Comment by vitro

3 years ago

Let's Encrypt's database server [1] would beg to differ. For businesses at certain scale two servers are really an overkill.

[1] https://letsencrypt.org/2021/01/21/next-gen-database-servers...

Do they actually say they don't have a slave to that database ready to take over? I seriously doubt Let's Encrypt has no spare.

Note I didn't say you shouldn't run one service (as in daemon) or set of services from one box, just that one box is not enough and you need that spare.
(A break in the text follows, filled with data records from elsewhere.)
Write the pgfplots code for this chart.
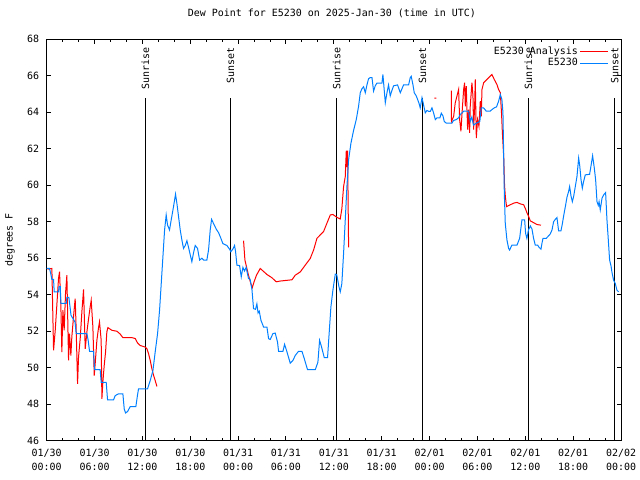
\documentclass[border=0pt]{standalone}
\usepackage{pgfplots}
\pgfplotsset{compat=1.18}
\usepackage{fontspec}
\newfontfamily\gp{DejaVu Sans Mono}
\newcommand\gpf{\gp\fontsize{10}{13.7}\selectfont}
\definecolor{gpblue}{RGB}{0,128,255}
\definecolor{gpred}{RGB}{255,0,0}
\begin{document}
\begin{tikzpicture}
\useasboundingbox (0,0) rectangle (640bp,480bp);
\begin{axis}[
  at={(46.7bp,39.3bp)}, anchor=south west,
  scale only axis, width=574.3bp, height=401.4bp,
  xmin=0, xmax=72, ymin=46, ymax=68,
  xtick={0,6,...,72},
  xticklabels={{01/30\\00:00},{01/30\\06:00},{01/30\\12:00},{01/30\\18:00},{01/31\\00:00},{01/31\\06:00},{01/31\\12:00},{01/31\\18:00},{02/01\\00:00},{02/01\\06:00},{02/01\\12:00},{02/01\\18:00},{02/02\\00:00}},
  minor x tick num=2,
  ytick={46,48,...,68},
  tick align=inside,
  major tick length=4.5bp, minor tick length=3bp,
  axis line style={line width=1bp},
  tick style={line width=1bp, black},
  /pgf/number format/assume math mode=true,
  x tick label style={align=center, font=\gpf, yshift=-5bp},
  y tick label style={font=\gpf, xshift=-4bp},
  title={Dew Point for E5230 on 2025-Jan-30 (time in UTC)},
  title style={font=\gpf, at={(rel axis cs:0.5,1)}, anchor=center, yshift=20.3bp, xshift=-2bp},
  unbounded coords=jump,
  legend cell align=right,
  legend plot pos=right,
  legend style={at={(rel axis cs:1,1)}, anchor=north east, xshift=-9bp, yshift=-3.5bp,
    draw=none, fill=none, font=\gpf, row sep=-1.5bp},
  legend image code/.code={\draw[#1] (0bp,0bp) -- (28bp,0bp);},
]
% sunrise / sunset markers
\addplot[black, line width=1bp, forget plot] coordinates {(12.38,46) (12.38,64.8)};
\addplot[black, line width=1bp, forget plot] coordinates {(23.05,46) (23.05,64.8)};
\addplot[black, line width=1bp, forget plot] coordinates {(36.36,46) (36.36,64.8)};
\addplot[black, line width=1bp, forget plot] coordinates {(47.1,46) (47.1,64.8)};
\addplot[black, line width=1bp, forget plot] coordinates {(60.4,46) (60.4,64.8)};
\addplot[black, line width=1bp, forget plot] coordinates {(71.2,46) (71.2,64.8)};
\node[rotate=90, anchor=east, inner sep=0pt, font=\gpf] at (axis cs:12.38,67.55) {Sunrise};
\node[rotate=90, anchor=east, inner sep=0pt, font=\gpf] at (axis cs:23.05,67.55) {Sunset};
\node[rotate=90, anchor=east, inner sep=0pt, font=\gpf] at (axis cs:36.36,67.55) {Sunrise};
\node[rotate=90, anchor=east, inner sep=0pt, font=\gpf] at (axis cs:47.1,67.55) {Sunset};
\node[rotate=90, anchor=east, inner sep=0pt, font=\gpf] at (axis cs:60.4,67.55) {Sunrise};
\node[rotate=90, anchor=east, inner sep=0pt, font=\gpf] at (axis cs:71.2,67.55) {Sunset};
% E5230 Analysis
\addplot[gpred, line width=1bp] coordinates {
(0.1,55.4) (0.65,55.44) (0.86,50.95) (1.07,52.05) (1.27,53.42) (1.48,54.89) (1.61,55.26)
(1.78,53.33) (1.9,50.86) (2.03,53.15) (2.19,52.05) (2.36,54.07) (2.53,55.07) (2.74,50.4)
(2.86,51.87) (3.03,50.67) (3.15,51.68) (3.36,52.78) (3.57,53.79) (3.7,52.05) (3.87,49.12)
(3.99,50.58) (4.2,51.59) (4.41,53.06) (4.62,54.29) (4.74,52.42) (4.83,51.04) (5.04,51.96)
(5.25,52.69) (5.45,53.33) (5.58,53.7) (5.79,52.23) (5.96,49.57) (6.08,50.22) (6.29,51.5)
(6.5,52.2) (6.62,52.51) (6.83,51.5) (6.92,48.29) (7.04,49.21) (7.21,50.12) (7.38,50.86)
(7.54,51.96) (7.67,52.2) (8.17,52.05) (8.8,52.0) (9.2,51.85) (9.55,51.65) (10.05,51.65)
(10.68,51.65) (11.1,51.6) (11.4,51.35) (11.72,51.22) (12.35,51.13) (12.56,51.04) (12.77,50.77)
(12.98,50.4) (13.19,49.94) (13.4,49.58) (13.6,49.3) (13.82,48.97)
(18,nan)
(24.68,56.96) (24.85,55.9) (25.3,55.07) (25.6,54.6) (25.77,54.38) (26.0,54.71) (26.3,55.07)
(26.77,55.44) (27.61,55.11) (28.24,54.93) (28.78,54.71) (29.28,54.75) (30.32,54.8) (30.75,54.82)
(31.16,55.07) (31.79,55.25) (32.41,55.62) (33.04,55.99) (33.46,56.45) (33.88,57.09) (34.3,57.28)
(34.71,57.46) (35.13,57.92) (35.55,58.37) (35.88,58.4) (36.38,58.24) (36.8,58.15) (37.0,58.7)
(37.22,59.93) (37.43,60.48) (37.56,61.9) (37.62,61.0) (37.72,61.9) (37.85,56.6)
(43,nan)
(48.6,64.78) (48.85,64.78)
(49.5,nan)
(50.72,65.19) (50.75,63.5) (51.02,63.78) (51.22,64.52) (51.43,64.88) (51.64,65.25) (51.77,63.6)
(51.93,62.96) (52.06,63.87) (52.27,65.25) (52.39,65.62) (52.48,64.33) (52.6,65.43) (52.77,63.05)
(52.9,64.15) (53.02,62.87) (53.1,64.33) (53.31,65.62) (53.44,64.88) (53.52,63.05) (53.65,64.33)
(53.73,65.8) (53.86,62.59) (54.02,63.6) (54.19,63.23) (54.36,64.61) (54.48,63.78) (54.57,65.25)
(54.78,65.62) (55.2,65.8) (55.61,65.98) (55.82,66.07) (56.11,65.8) (56.45,65.52) (56.65,65.25)
(56.87,65.07) (57.03,63.87) (57.12,62.96) (57.3,61.5) (57.4,60.0) (57.5,59.38) (57.65,58.83)
(58.12,58.93) (58.54,59.02) (58.96,59.06) (59.37,58.98) (59.79,58.93) (60.0,58.74) (60.2,58.5)
(60.41,58.3) (60.63,58.05) (61.04,57.95) (61.47,57.85) (61.97,57.81)
};
\addlegendentry{E5230 Analysis}
% E5230
\addplot[gpblue, line width=1bp] coordinates {
(0.0,55.44) (0.35,55.44) (0.5,55.17) (0.65,54.84) (0.86,54.84) (0.94,54.16) (1.48,54.16)
(1.55,54.45) (1.7,54.45) (1.78,53.52) (2.45,53.52) (2.53,53.85) (2.78,53.85) (2.95,53.24)
(3.05,52.87) (3.37,52.64) (3.55,52.5) (3.7,51.87) (5.04,51.87) (5.2,51.5) (5.37,50.9)
(5.87,50.9) (6.0,49.9) (6.7,49.9) (6.83,49.2) (7.46,49.2) (7.63,48.24) (8.38,48.24)
(8.59,48.47) (9.0,48.57) (9.55,48.57) (9.72,47.74) (9.89,47.52) (10.14,47.6) (10.47,47.87)
(11.18,47.87) (11.35,48.4) (11.51,48.84) (12.64,48.84) (12.98,49.3) (13.32,49.85) (13.6,50.86)
(13.9,51.87) (14.15,53.15) (14.36,54.62) (14.57,56.08) (14.78,57.55) (14.98,58.37) (15.15,57.82)
(15.4,57.55) (15.57,58.0) (15.9,58.83) (16.15,59.51) (16.32,59.02) (16.53,58.28) (16.74,57.55)
(16.95,57.0) (17.15,56.54) (17.37,56.7) (17.58,56.96) (17.78,56.6) (17.99,56.2) (18.2,55.81)
(18.41,56.3) (18.62,56.7) (18.91,56.54) (19.17,55.9) (19.46,56.0) (19.67,55.9) (20.08,55.9)
(20.29,56.45) (20.5,57.55) (20.67,58.13) (20.92,57.9) (21.25,57.6) (21.55,57.4) (21.84,57.09)
(22.09,56.8) (22.59,56.7) (22.92,56.5) (23.09,56.36) (23.34,56.5) (23.55,56.7) (23.68,56.36)
(23.85,55.62) (24.18,55.6) (24.39,54.98) (24.6,55.5) (24.8,55.3) (25.0,55.5) (25.3,54.89)
(25.5,54.85) (25.73,54.3) (25.93,53.24) (26.18,53.2) (26.35,53.5) (26.5,53.0) (26.65,53.1)
(26.86,52.6) (27.19,52.23) (27.61,52.23) (27.82,51.59) (28.03,51.55) (28.36,51.87) (28.65,51.9)
(28.94,51.4) (29.07,50.9) (29.62,50.9) (29.82,51.28) (30.1,50.9) (30.53,50.25) (30.87,50.4)
(31.16,50.67) (31.57,50.9) (32.0,50.9) (32.29,50.5) (32.7,49.89) (33.67,49.89) (34.0,50.3)
(34.21,51.5) (34.42,51.2) (34.8,50.55) (35.21,50.55) (35.38,51.68) (35.63,53.33) (35.88,54.25)
(36.18,55.13) (36.36,55.1) (36.64,54.44) (36.8,54.16) (37.0,54.6) (37.22,56.27) (37.43,58.1)
(37.64,59.93) (37.85,61.4) (38.14,62.3) (38.47,63.0) (38.81,63.6) (39.1,64.33) (39.31,65.07)
(39.52,65.29) (39.73,65.4) (39.94,65.07) (40.15,65.5) (40.35,65.84) (40.56,65.9) (40.78,65.9)
(40.98,65.16) (41.19,65.45) (41.4,65.6) (42.03,65.6) (42.15,66.07) (42.3,65.3) (42.45,64.52)
(42.66,65.07) (42.86,65.5) (43.07,64.9) (43.28,65.2) (43.49,65.45) (43.99,65.5) (44.33,65.07)
(44.54,65.29) (44.74,65.5) (45.37,65.5) (45.58,65.9) (45.7,65.97) (45.92,65.5) (46.08,65.07)
(46.33,64.9) (46.5,64.7) (46.67,64.5) (46.83,64.24) (47.05,64.8) (47.25,64.4) (47.46,63.97)
(47.67,64.1) (47.88,64.05) (48.09,64.05) (48.3,64.24) (48.5,63.97) (48.72,63.6) (48.93,63.7)
(49.3,63.7) (49.47,63.95) (49.68,63.8) (49.84,63.5) (50.1,63.4) (50.8,63.4) (51.0,63.55)
(51.35,63.6) (51.64,63.7) (51.85,63.88) (52.27,64.06) (52.9,64.06) (53.1,63.5) (53.3,63.75)
(53.5,63.3) (53.94,63.42) (54.3,63.5) (54.48,64.24) (54.78,64.24) (55.11,64.06) (55.6,64.06)
(55.82,64.15) (56.11,64.24) (56.4,64.3) (56.65,64.6) (56.87,64.97) (57.07,64.7) (57.2,63.97)
(57.28,61.95) (57.37,59.57) (57.49,57.92) (57.7,57.0) (57.91,56.54) (58.03,56.45) (58.33,56.72)
(58.96,56.72) (59.29,57.09) (59.5,57.82) (59.58,58.1) (59.92,58.1) (60.04,57.37) (60.2,57.09)
(60.4,57.55) (60.63,57.77) (60.84,57.6) (61.04,57.09) (61.25,56.72) (61.55,56.72) (61.72,56.6)
(61.97,56.5) (62.09,56.82) (62.22,57.09) (62.63,57.09) (63.13,57.33) (63.35,57.55) (63.55,58.0)
(63.76,58.13) (63.97,58.23) (64.18,57.5) (64.47,57.5) (64.64,57.87) (64.8,58.3) (65.01,58.8)
(65.23,59.35) (65.43,59.66) (65.56,59.93) (65.73,59.42) (65.9,59.1) (66.06,59.38) (66.27,59.93)
(66.48,60.48) (66.69,61.49) (66.82,61.1) (66.99,60.3) (67.15,59.84) (67.31,60.2) (67.52,60.57)
(68.06,60.6) (68.23,61.04) (68.44,61.62) (68.65,60.95) (68.82,60.3) (68.99,59.1) (69.15,58.9)
(69.25,59.1) (69.4,58.65) (69.62,59.29) (69.82,59.47) (70.07,59.6) (70.24,58.1) (70.41,57.0)
(70.57,55.9) (70.74,55.6) (70.86,55.25) (71.07,54.8) (71.28,54.62) (71.49,54.25) (71.7,54.16)
};
\addlegendentry{E5230}
\end{axis}
\node[rotate=90, font=\gpf] at (10bp,240bp) {degrees F};
\end{tikzpicture}
\end{document}
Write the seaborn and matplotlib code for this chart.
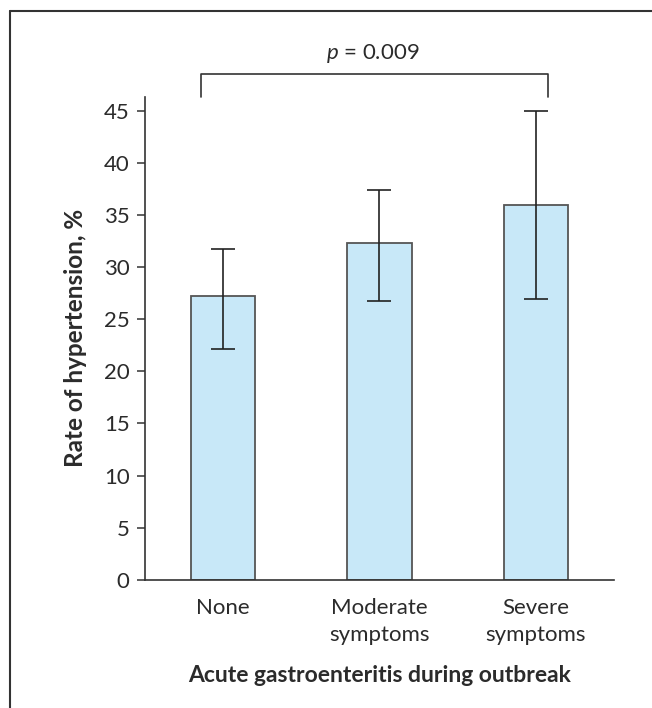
import numpy as np
import pandas as pd
import matplotlib
matplotlib.use("Agg")
import matplotlib.pyplot as plt
from matplotlib.lines import Line2D
import seaborn as sns

# values
categories = ["None", "Moderate\nsymptoms", "Severe\nsymptoms"]
rates = [27.2, 32.3, 35.9]
ci_low = [22.1, 26.7, 26.9]
ci_high = [31.7, 37.4, 45.0]
y_ticks = [0, 5, 10, 15, 20, 25, 30, 35, 40, 45]
p_label = "$p$ = 0.009"

sns.set_style("white")
plt.rcParams["font.family"] = ["Lato", "DejaVu Sans"]
plt.rcParams["mathtext.fontset"] = "custom"
plt.rcParams["mathtext.it"] = "Lato:italic"
plt.rcParams["mathtext.rm"] = "Lato"

txt = "#2b2b2b"
df = pd.DataFrame({"group": categories, "rate": rates})

fig = plt.figure(figsize=(6.52, 7.08), dpi=100)
ax = fig.add_axes([0.222, 0.181, 0.72, 0.682])

sns.barplot(data=df, x="group", y="rate", color="#c8e8f8", width=0.41,
            edgecolor="#555555", linewidth=1.3, saturation=1, ax=ax)

xs = np.arange(len(categories))
lo = np.array(rates) - np.array(ci_low)
hi = np.array(ci_high) - np.array(rates)
ax.errorbar(xs, rates, yerr=[lo, hi], fmt="none", ecolor="#222222",
            elinewidth=1.2, capsize=8.5, capthick=1.2)

ax.set_xlim(-0.5, 2.5)
ax.set_ylim(0, 46.3)
ax.set_yticks(y_ticks)
ax.set_xticks(xs)
ax.set_xticklabels(categories, linespacing=1.45)
ax.set_xticks([-0.5, 0.5, 1.5, 2.5], minor=True)
ax.tick_params(axis="x", which="major", length=0, pad=13, labelsize=16, labelcolor=txt)
ax.tick_params(axis="x", which="minor", length=6, width=1.1, direction="out", color="#333333")
ax.tick_params(axis="y", length=6, width=1.1, direction="out", color="#333333",
               labelsize=16, labelcolor=txt, pad=5, left=True)

for s in ["top", "right"]:
    ax.spines[s].set_visible(False)
for s in ["left", "bottom"]:
    ax.spines[s].set_color("#333333")
    ax.spines[s].set_linewidth(1.2)

ax.set_ylabel("Rate of hypertension, %", fontsize=17.5, fontweight="bold",
              color=txt, labelpad=12)
ax.set_xlabel("Acute gastroenteritis during outbreak", fontsize=16.5,
              fontweight="bold", color=txt, labelpad=14)

# significance bracket
bx = [-0.14, -0.14, 2.08, 2.08]
by = [46.3, 48.5, 48.5, 46.3]
ax.plot(bx, by, color="#333333", lw=1.2, clip_on=False)
ax.text(0.96, 49.4, p_label, ha="center", va="bottom", fontsize=16,
        color=txt, clip_on=False)

# partial frame (top and left edge)
fig.add_artist(Line2D([10 / 652, 1.0], [1 - 11 / 708, 1 - 11 / 708],
                      transform=fig.transFigure, color="#333333", lw=1.5))
fig.add_artist(Line2D([10 / 652, 10 / 652], [0.0, 1 - 11 / 708],
                      transform=fig.transFigure, color="#333333", lw=1.5))

fig.savefig("out.png", dpi=100)
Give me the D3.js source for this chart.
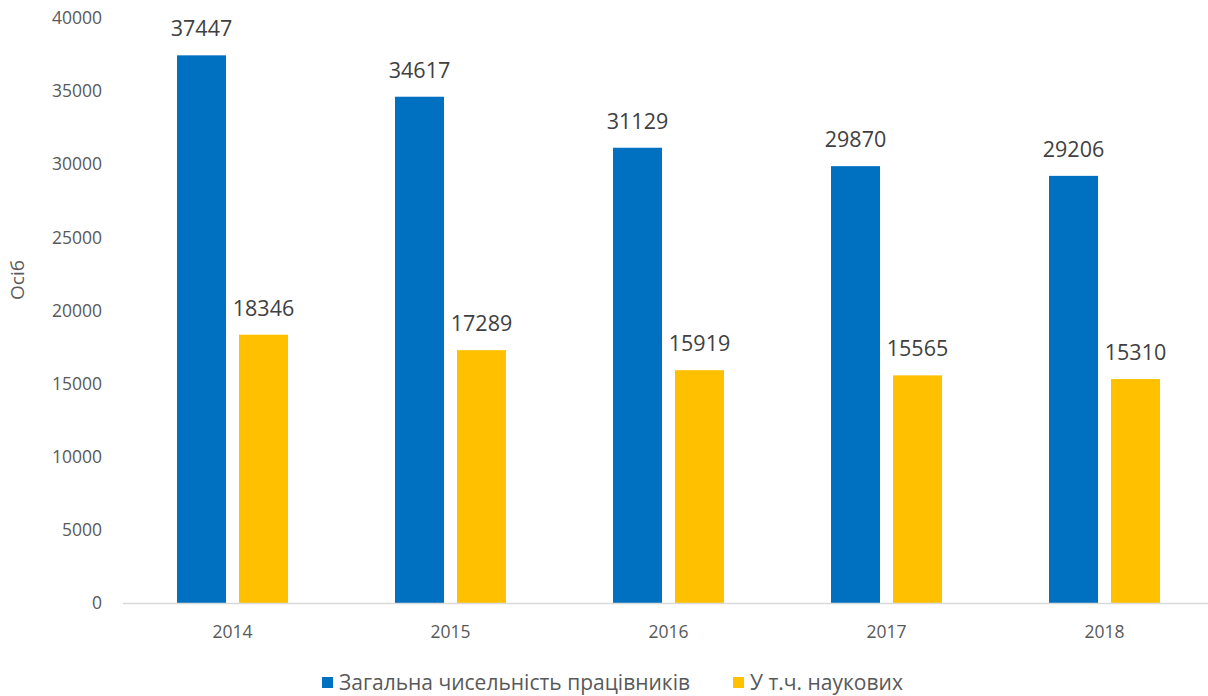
<!DOCTYPE html>
<html><head><meta charset="utf-8">
<script src="https://cdn.jsdelivr.net/npm/d3@7"></script>
<style>body{margin:0;background:#fff}svg{display:block;font-family:"Open Sans",sans-serif}</style>
</head><body>
<svg id="c" width="1208" height="696"></svg>
<script>
const categories = ["2014","2015","2016","2017","2018"];
const totalWorkers = [37447, 34617, 31129, 29870, 29206];
const scientists = [18346, 17289, 15919, 15565, 15310];
const yTicks = [0,5000,10000,15000,20000,25000,30000,35000,40000];
const seriesNames = ["Загальна чисельність працівників","У т.ч. наукових"];
const seriesColors = ["#0070C0","#FFC000"];
const yTitle = "Осіб";

const svg = d3.select("#c");
const x = d3.scaleBand().domain(categories).range([123.5,1213.5]);
const y = d3.scaleLinear().domain([0,40000]).range([603,18]);
const inner = d3.scaleBand().domain([0,1]).range([53.5,164.5]).paddingInner(13/62);

const series = [totalWorkers, scientists];

// y axis labels
svg.append("g").selectAll("text").data(yTicks).join("text")
  .attr("x",102).attr("y",d=>y(d)).attr("dy","0.35em")
  .attr("text-anchor","end").attr("font-size",17.5).attr("fill","#595959")
  .text(d=>d);

svg.append("text").attr("transform","translate(24,280) rotate(-90)")
  .attr("text-anchor","middle").attr("font-size",19).attr("fill","#595959").text(yTitle);

// bars
series.forEach((vals,si)=>{
  const g = svg.append("g");
  g.selectAll("rect").data(vals).join("rect")
    .attr("x",(d,i)=>x(categories[i])+inner(si))
    .attr("width",inner.bandwidth())
    .attr("y",d=>y(d)).attr("height",d=>y(0)-y(d))
    .attr("fill",seriesColors[si]);
  g.selectAll("text").data(vals).join("text")
    .attr("x",(d,i)=>x(categories[i])+inner(si)+inner.bandwidth()/2)
    .attr("y",d=>y(d)-19)
    .attr("text-anchor","middle").attr("font-size",21.5).attr("fill","#404040")
    .text(d=>d);
});

// baseline
svg.append("line").attr("x1",123).attr("x2",1208).attr("y1",y(0)+0.5).attr("y2",y(0)+0.5)
  .attr("stroke","#d9d9d9").attr("stroke-width",1.5);

// x labels
svg.append("g").selectAll("text").data(categories).join("text")
  .attr("x",d=>x(d)+x.bandwidth()/2).attr("y",632).attr("dy","0.35em")
  .attr("text-anchor","middle").attr("font-size",17.5).attr("fill","#595959").text(d=>d);

// legend
const legX = [322, 733];
seriesNames.forEach((n,i)=>{
  svg.append("rect").attr("x",legX[i]).attr("y",677).attr("width",11).attr("height",11).attr("fill",seriesColors[i]);
  svg.append("text").attr("x",legX[i]+17).attr("y",683).attr("dy","0.35em")
    .attr("font-size",21).attr("fill","#595959").text(n);
});
</script>
</body></html>
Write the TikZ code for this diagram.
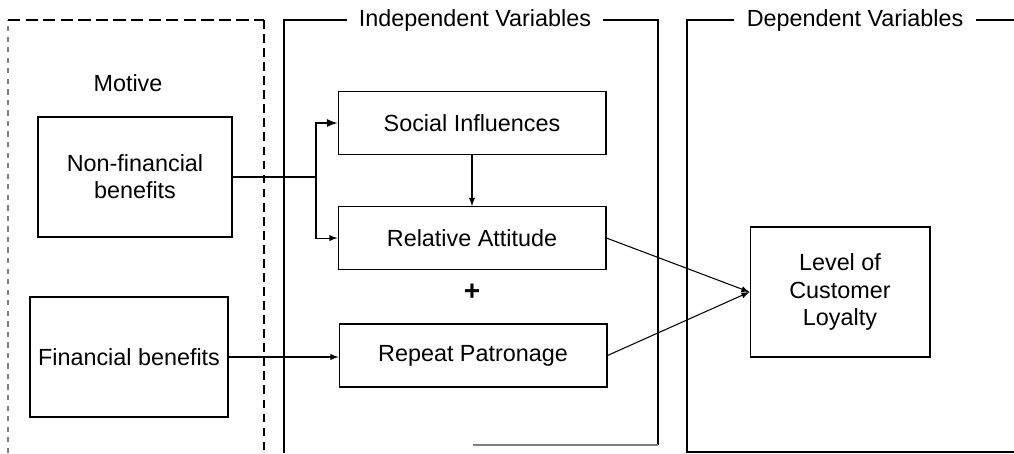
\documentclass[tikz,border=0pt]{standalone}
\usepackage{fontspec}
\setmainfont{Liberation Sans}
\usepackage{tikz}
\usetikzlibrary{positioning}

\begin{document}
\begin{tikzpicture}[x=0.02cm,y=-0.02cm,font=\fontsize{13.3}{15.5}\selectfont,
    box/.style={draw,line width=0.6pt,align=center,inner sep=0pt},
    varbox/.style={box,minimum width=5.36cm,minimum height=1.26cm},
    panel/.style={line width=0.6pt},
    title/.style={fill=white,inner xsep=0.24cm,inner ysep=2pt},
    link/.style={line width=0.6pt,-latex}]
    \useasboundingbox (0,0) rectangle (1014,453);
    % Motive panel
    \draw[panel,gray,dash pattern=on 3pt off 3pt] (8,453) -- (8,20);
    \draw[panel,dash pattern=on 7pt off 3pt] (8,20) -- (264,20);
    \draw[panel,dash pattern=on 5pt off 3pt] (264,20) -- (264,453);
    \node (motive) at (128,83) {Motive};
    \node[box,minimum width=3.88cm,minimum height=2.4cm] (nonfin) at (135,177) {Non-financial\\benefits};
    \node[box,minimum width=3.96cm,minimum height=2.4cm] (fin) at (129,357) {Financial benefits};
    % Independent panel
    \node[title] (indep) at (475,20) {Independent Variables};
    \draw[panel] (284,453) -- (284,20) -- (indep.west);
    \draw[panel] (indep.east) -- (658,20) -- (658,445);
    \draw[panel,gray] (658,445) -- (473,445);
    \node[varbox] (social) at (472,123) {Social Influences};
    \node[varbox,below=1.02cm of social] (relative) {Relative Attitude};
    \node[font=\fontsize{16}{16}\selectfont\bfseries] (plus) at (472,292) {+};
    \node[varbox] (repeat) at (473,355.5) {Repeat Patronage};
    % Dependent panel
    \node[title] (dep) at (855,20) {Dependent Variables};
    \draw[panel] (1014,452) -- (687,452) -- (687,20) -- (dep.west);
    \draw[panel] (dep.east) -- (1014,20);
    \node[box,minimum width=3.6cm,minimum height=2.6cm] (level) at (840,292) {Level of\\Customer\\Loyalty};
    % connectors
    \coordinate (split) at (316,177);
    \draw[line width=1.1pt] (nonfin.east) -- (split);
    \draw[link,line width=1.1pt] (split) |- (social.west);
    \draw[link] (split) |- (relative.west);
    \draw[link] (fin.east) -- (fin.east -| repeat.west);
    \draw[link] (social.south) -- (relative.north);
    \draw[link] (relative.east) -- (level.west);
    \draw[link] (repeat.east) -- (level.west);
\end{tikzpicture}
\end{document}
It Let's Encrypt actually has no spare for their database server and they're one hardware failure away from being down for what may be a large chunk of time (I highly doubt it), then I wouldn't want to use them even if free. Thankfully, I doubt your interpretation of what that article is saying.

  • You're right, from the article:

    > The new AMD EPYC CPUs sit at about 25%. You can see in this graph where we promoted the new database server from replica (read-only) to primary (read/write) on September 15.

That says they use a single database, as in a logical MySQL database. I don't see any claim that they use a single server. In fact, the title of the article you've linked suggests they use multiple.

  • https://letsencrypt.status.io/ shows a list of their servers, which look to be spread across three data centers (one "public", two "high availability").

    • Do we know if it shows cold spares? That's all I think is needed at a minimum to avoid the problems I'm talking about, and I doubt they would note those if they don't necessarily have a hostname.